Shinju Ueda, pejabat Consumer Affairs Agency of Japan menyampaikan bahwa konsultasi dan pengaduan konsumen di Jepang ditangani 1.200 kantor Consumer Affairs Center lokal yang terkoordinir di bawah National Consumer Affair Center. NCAC juga menangani Crossborder Consumer Center Japan (CCJ) yang menangani sengketa lintas batas dengan negara lain. Ia juga berpendapat bahwa ODR merupakan keniscayaan bagi perlindungan di Indonesia.

Rolas juga sependapat. “Pemerintah beserta pemangku kepentingan lainnya harus bahu membahu mewujudkannya agar kepercayaan bertransaksi meningkat dan konsumen semakin berdaya sehingga target AS$7 trilyun PDB pada tahun 2045 bisa tercapai", pungkas Wakil Ketua BPKN berlatar belakang advokat itu.

Hambatan

Para pemangku kepentingan sebenarnya menyadari pentingnya ODR digunakan untuk menyelesaikan sengketa bisnis daring. Tetapi Abustan melihat forum ODR belum menjadi pilihan konsumen. Ia melihat hambatannya datang dari kultur masyarakat yang cenderung malas untuk repot-repot berurusan dengan hukum. Budaya ‘nrimo’ masih kuat terpatri di benak sejumlah orang, sehingga kerusakan barang, misalnya, diterima begitu saja. Budaya demikian berkelindan dengan kesadaran hukum masyarakat. Apalagi konsep ODR seperti apa masih belum jelas bagi konsumen.

(Baca juga: Begini Rekomendasi LIPI untuk Antisipasi Banjir Impor e-Commerce).

Dijelaskan Abutan, sebetulnya ODR bisa diajukan di Pengadilan Negeri setempat. Dengan dalil atau alasan hukumnya karena wanprestasi, jika memang ada kesepakatan (perjanjian) yg tidak dipenuhi atau ada barang yg tidak sesuai dalam perjajian. Selain itu, juga bisa Perbuatan Melawan Hukum (PMH) jika bisa diuraikan nilai kerugian yg ditimbulkan. Akan tetapi, prosesnya sangat panjang atau memakan waktu. “Tetapi untuk sebuah pencarian kepastian hukum dan atau sebuah nilai keadilan, tentu jalur dan upayanya harus demikian,” jelasnya kepada hukumonline.

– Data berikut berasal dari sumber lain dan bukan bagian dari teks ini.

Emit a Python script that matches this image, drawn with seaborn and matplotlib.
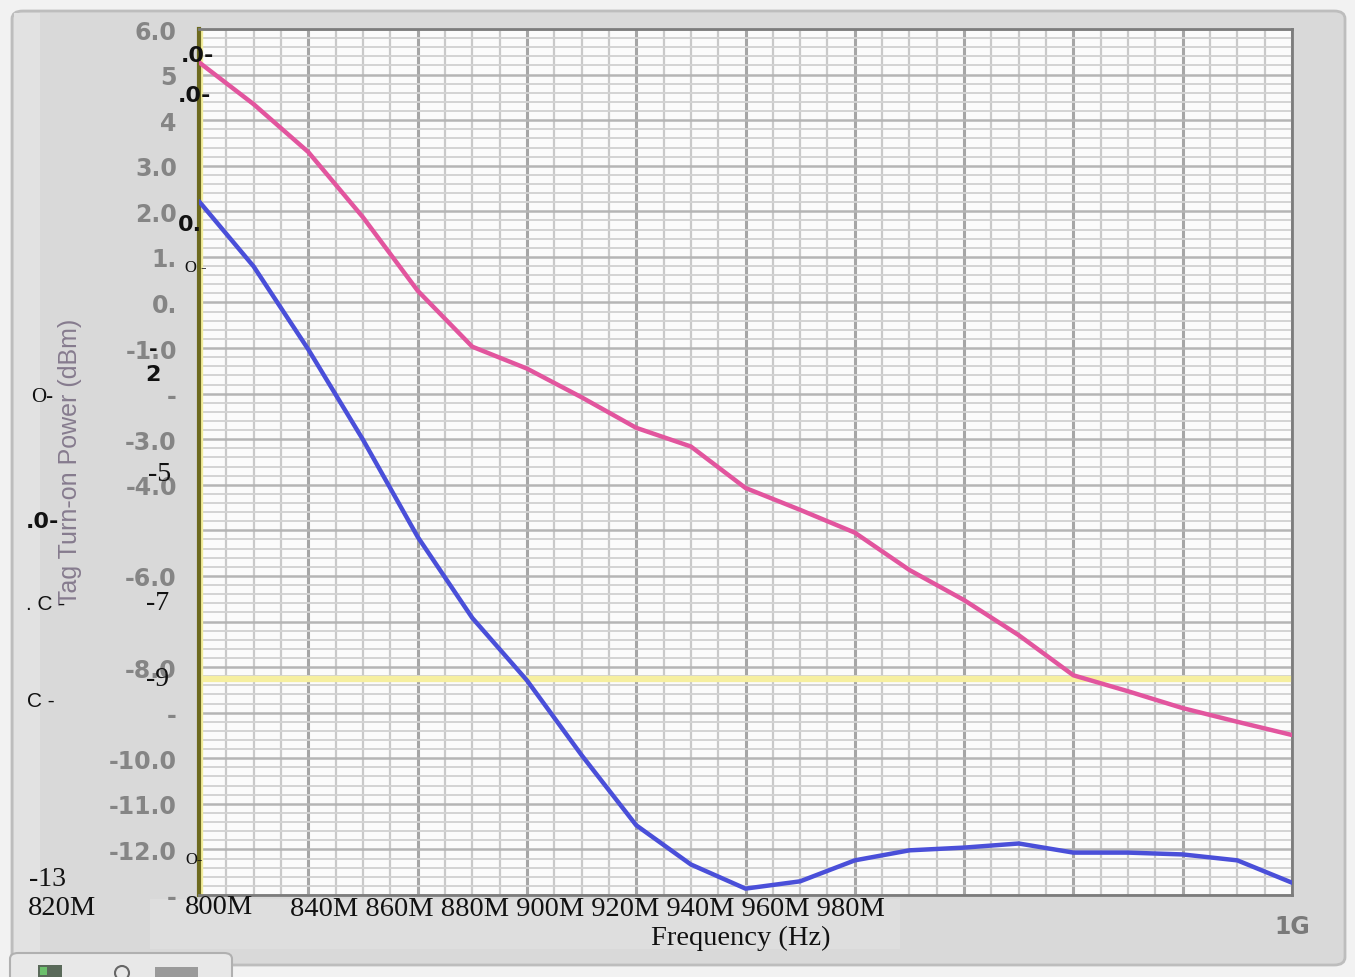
import matplotlib
matplotlib.use("Agg")
import matplotlib.pyplot as plt
import seaborn as sns
import pandas as pd
from matplotlib.patches import FancyBboxPatch, Rectangle, Ellipse
from matplotlib.ticker import MultipleLocator, FixedLocator

# ---------------- data ----------------
freq_mhz = [800, 810, 820, 830, 840, 850, 860, 870, 880, 890, 900,
            910, 920, 930, 940, 950, 960, 970, 980, 990, 1000]
pink_dbm = [5.27, 4.35, 3.30, 1.87, 0.26, -0.97, -1.45, -2.08, -2.75, -3.16, -4.07,
            -4.55, -5.05, -5.87, -6.53, -7.30, -8.18, -8.53, -8.90, -9.20, -9.49]
blue_dbm = [2.22, 0.79, -1.03, -3.01, -5.14, -6.92, -8.29, -9.93, -11.47, -12.33, -12.86,
            -12.70, -12.24, -12.02, -11.96, -11.87, -12.07, -12.07, -12.11, -12.24, -12.73]
series_names = ["pink", "blue"]
threshold_dbm = -8.26

y_ticks = [6, 5, 4, 3, 2, 1, 0, -1, -2, -3, -4, -5, -6, -7, -8, -9, -10, -11, -12, -13]
y_tick_labels = ["6.0", "5", "4", "3.0", "2.0", "1.", "0.", "-1.0", "-", "-3.0", "-4.0", "",
                 "-6.0", "", "-8.0", "-", "-10.0", "-11.0", "-12.0", "-"]
x_major = [800, 820, 840, 860, 880, 900, 920, 940, 960, 980, 1000]
x_tick_labels = ["", "", "", "", "", "", "", "", "", "", "1G"]
y_label = "Tag Turn-on Power (dBm)"

# overlay (OCR-like) texts seen on the picture
overlay_serif = [("-13", 48, 880, 20), ("820M", 62, 909, 20.5), ("800M", 219, 908, 20.5),
                 ("-5", 160, 475, 20), ("-7", 158, 603, 20), ("-9", 158, 680, 20),
                 ("O-", 42, 397, 15), ("O -", 196, 268, 12), ("O-", 194, 860, 12)]
overlay_axis_text = "840M 860M 880M 900M 920M 940M 960M 980M"
overlay_xlabel = "Frequency (Hz)"
overlay_bold = [(".0-", 197, 56, 16), (".0-", 194, 96, 16), ("0.", 190, 225, 16),
                ("-", 153, 350, 15), ("2", 153, 375, 16), (".0-", 42, 522, 16)]
overlay_sans = [(". C -", 46, 605, 15), ("C -", 41, 702, 15)]

# ---------------- figure ----------------
sns.set_theme(style="white")
W, H = 1355, 978
fig = plt.figure(figsize=(W / 100, H / 100), dpi=100, facecolor="#f2f2f2")

def fx(x):
    return x / W

def fy(y):
    return 1 - y / H

# panel background (drawn beneath the axes)
panel = FancyBboxPatch((fx(12), fy(966)), fx(1345) - fx(12), fy(12) - fy(966),
                       boxstyle="round,pad=0,rounding_size=0.008",
                       transform=fig.transFigure, facecolor="#d9d9d9",
                       edgecolor="#bdbdbd", linewidth=2, zorder=-10)
fig.patches.append(panel)
fig.patches.append(Rectangle((fx(14), fy(964)), fx(40) - fx(14), fy(14) - fy(964),
                             transform=fig.transFigure, facecolor="#e2e2e2",
                             edgecolor="none", zorder=-9))
fig.patches.append(Rectangle((fx(150), fy(950)), fx(900) - fx(150), fy(900) - fy(950),
                             transform=fig.transFigure, facecolor="#dedede",
                             edgecolor="none", zorder=-9))
# bottom-left tab
tab = FancyBboxPatch((fx(10), fy(990)), fx(232) - fx(10), fy(954) - fy(990),
                     boxstyle="round,pad=0,rounding_size=0.006",
                     transform=fig.transFigure, facecolor="#e8e8e8",
                     edgecolor="#b0b0b0", linewidth=1.5, zorder=-8)
fig.patches.append(tab)
fig.patches.append(Rectangle((fx(38), fy(978)), fx(62) - fx(38), fy(966) - fy(978),
                             transform=fig.transFigure, facecolor="#5a6a5a",
                             edgecolor="none", zorder=-7))
fig.patches.append(Rectangle((fx(40), fy(976)), fx(47) - fx(40), fy(968) - fy(976),
                             transform=fig.transFigure, facecolor="#6cc06c",
                             edgecolor="none", zorder=-6))
fig.patches.append(Ellipse((fx(122), fy(974)), 14 / W, 14 / H, transform=fig.transFigure,
                           facecolor="none", edgecolor="#666666", linewidth=1.5, zorder=-6))
fig.patches.append(Rectangle((fx(155), fy(978)), fx(198) - fx(155), fy(968) - fy(978),
                             transform=fig.transFigure, facecolor="#9a9a9a",
                             edgecolor="none", zorder=-6))

ax = fig.add_axes([fx(199), fy(896), fx(1292) - fx(199), fy(30) - fy(896)])
ax.set_zorder(1)
ax.set_facecolor("#fbfbfb")

df = pd.DataFrame({
    "freq": freq_mhz * 2,
    "power": pink_dbm + blue_dbm,
    "series": [series_names[0]] * len(freq_mhz) + [series_names[1]] * len(freq_mhz),
})

ax.axhline(threshold_dbm, color="#f6efa0", linewidth=4.5, zorder=2)
ax.axvline(freq_mhz[0], color="#f3ee9c", linewidth=6, zorder=2)

sns.lineplot(data=df, x="freq", y="power", hue="series",
             palette={"pink": "#e2559e", "blue": "#4a4fd9"},
             linewidth=3.2, legend=False, ax=ax, zorder=4)

ax.set_xlim(800, 1000)
ax.set_ylim(-13, 6)

# grid
ax.xaxis.set_major_locator(FixedLocator(x_major))
ax.xaxis.set_minor_locator(MultipleLocator(5))
ax.yaxis.set_major_locator(FixedLocator(y_ticks))
ax.yaxis.set_minor_locator(MultipleLocator(0.2))
ax.set_axisbelow(True)
ax.grid(which="minor", axis="x", color="#c9c9c9", linewidth=1.6)
ax.grid(which="major", axis="x", color="#a6a6a6", linewidth=2.2)
ax.grid(which="minor", axis="y", color="#d3d3d3", linewidth=1.4)
ax.grid(which="major", axis="y", color="#b5b5b5", linewidth=1.8)

ax.set_yticklabels(y_tick_labels)
ax.set_xticklabels(x_tick_labels)
ax.tick_params(axis="y", which="major", direction="out", length=10, width=2.2,
               color="#8a8a8a", pad=6, labelsize=17, labelcolor="#858585")
ax.tick_params(axis="x", which="major", direction="out", length=9, width=2.2,
               color="#444444", pad=5, labelsize=17, labelcolor="#7a7a7a")
ax.tick_params(which="minor", length=0)
for lab in ax.get_yticklabels() + ax.get_xticklabels():
    lab.set_fontweight("bold")
    lab.set_family("DejaVu Sans")
for t, v in zip(ax.xaxis.get_major_ticks(), x_major):
    if v < 940:
        t.tick1line.set_visible(False)

ax.set_xlabel("")
ax.set_ylabel("")

for side in ["top", "right", "bottom"]:
    ax.spines[side].set_color("#7c7c7c")
    ax.spines[side].set_linewidth(2)
ax.spines["left"].set_color("#6d6a1f")
ax.spines["left"].set_linewidth(3)

# y axis label
fig.text(fx(70), fy(462), y_label, rotation=90, ha="center", va="center",
         fontsize=18, color="#867b8e", family="Liberation Sans", zorder=5)

# overlay texts
fig.text(fx(290), fy(910), overlay_axis_text, ha="left", va="center",
         fontsize=20.5, color="#111111", family="Liberation Serif", zorder=5)
fig.text(fx(741), fy(938), overlay_xlabel, ha="center", va="center",
         fontsize=20.5, color="#111111", family="Liberation Serif", zorder=5)
for s, x, y, fs in overlay_serif:
    fig.text(fx(x), fy(y), s, ha="center", va="center", fontsize=fs,
             color="#111111", family="Liberation Serif", zorder=5)
for s, x, y, fs in overlay_bold:
    fig.text(fx(x), fy(y), s, ha="center", va="center", fontsize=fs,
             color="#111111", family="DejaVu Sans", fontweight="bold", zorder=5)
for s, x, y, fs in overlay_sans:
    fig.text(fx(x), fy(y), s, ha="center", va="center", fontsize=fs,
             color="#111111", family="Liberation Sans", zorder=5)

fig.savefig("out.png", dpi=100, facecolor=fig.get_facecolor())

Terakhir, kata dia, keberadaan Badan Penyelesaian Sengketa Konsumen (BPSK) tentu juga bisa menjadi pilihan sebagai sebuah upaya langkah pertama, yaitu mencoba pdnyelesaian masalah konsumen di luar ranah pengadilan. Dengan tetap mengedepankan dan/atau memaksimalkan upaya rekonsiliasi dengan tata cara musyawarah-mupakat.